Writer, photographer talks about Twitter

Teju Cole is a writer, born and raised in Nigeria and is IU’s Inaugural Susan D. Gubar Lecturer for 2015. On Thursday, Cole spoke to a full room of students and public on his fiction works, Twitter projects and photographic endeavors.

Cole has published two books, “Every Day is for the Thief” and “Open City,” as well as articles in the New York Times and the New Yorker, he said.

As a photographer, Cole said he took a series of photos to correspond with his book “Everyday is for the Thief in Nigeria.”

Cole said he had second thoughts about attending the lecture because of Indiana’s recent Religious Freedom Restoration Act, he said.

“When I heard the news from Indiana last week my first thought was to call and regretfully cancel and say ‘I don’t want to be here.’” Cole said. “I don’t believe in these petty and surreal forms of discrimination.”

Taking to Twitter, Cole posted several short stories like “Hafiz,” “Seven Short Stories About Drones” and “A Piece of the Wall,” he said.

Cole said he reported the Twitter story, “A Piece of the Wall,” in the same manner he would in a published newspaper article and even posted it in the same traditional order.

The piece is about families and individual testimonies about their experiences on the Mexican-American border, he said. The story goes into detail about the conditions individuals are subjected to in the process of becoming an American citizen.

“It’s horrifying. It’s very, very scary to think of this as the same country that we are in,” Cole said.

He took on the story as traditionally as any reporter would, he said. He said he went to the border, different immigration offices and spoke to people who were open to tell their stories, he said.

“I talked to the people who were involved, I went to court, I went to Mexico, I talked to activists,” Cole said. “Large numbers of people attempt to walk across the desert to the United States for various reasons, to reunite with their families. Coming back, very many people die in the desert, hundreds every year.”
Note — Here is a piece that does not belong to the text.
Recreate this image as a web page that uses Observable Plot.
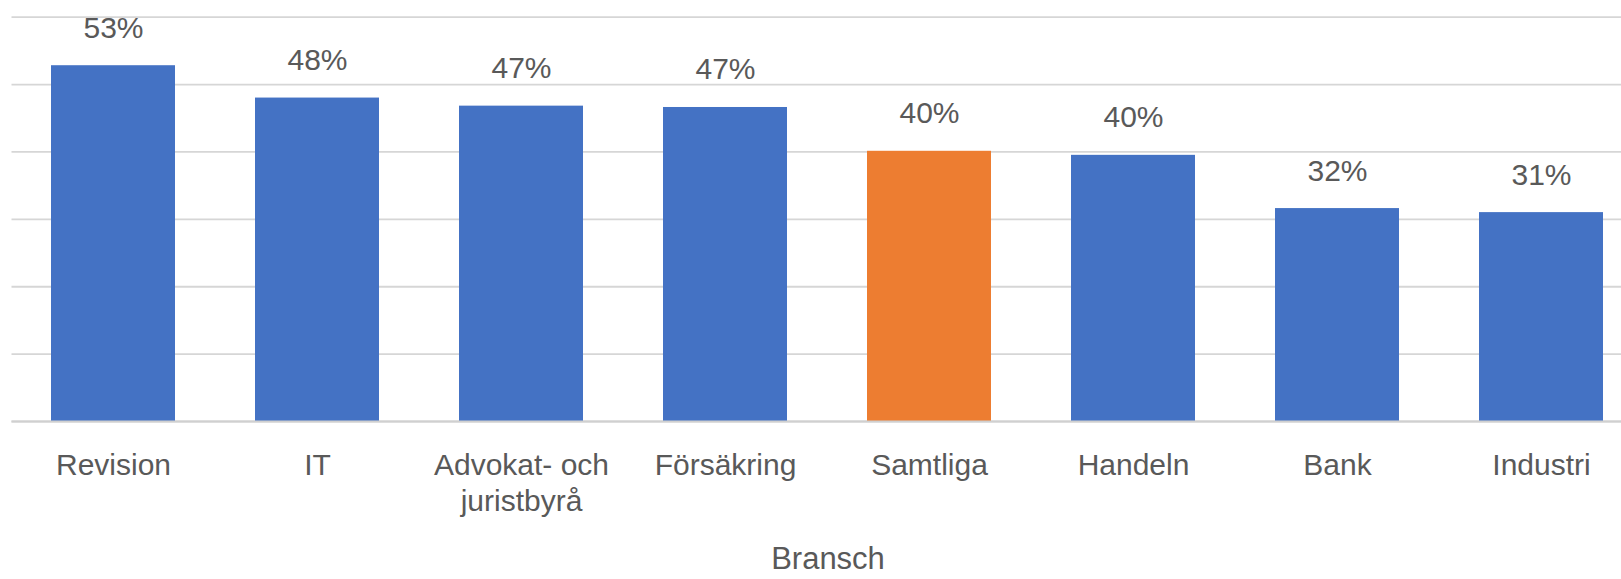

Cole said this piece, as well as his other Twitter short stories, could be a new medium of storytelling.

No one takes Twitter seriously, Cole said. With storytelling like this it could bring certain seriousness to the medium that people don’t expect to see on their news feeds.

Cole has coined other less serious Twitter events like the Sunday Flower Report in which his followers tweet him photos of flowers where they live, he said.

“Each Sunday that I did it, I got hundreds of submissions,” Cole said. “Just flowers and flowers. That was a good way of just saying this costs zero dollars. It became a way of creating a shared space.”

Emily Sullivan is a sophomore studying theater and English. She said she came to the lecture because her professor recommended it and she said she was very adamant about attending.

“He’s producing interesting and excellent work,” she said. “It made me think about, as an artist, what ways I can affect other people and in what ways I should, with the way he utilizes Twitter and writing.”

Sullivan said the diverse subjects he covers are an interesting mix of intentions and goals. She said she wonders how she can implement that in her own life.

Cole’s next project is with the New York Times, he said, on a piece that asks, “What is a photographer?”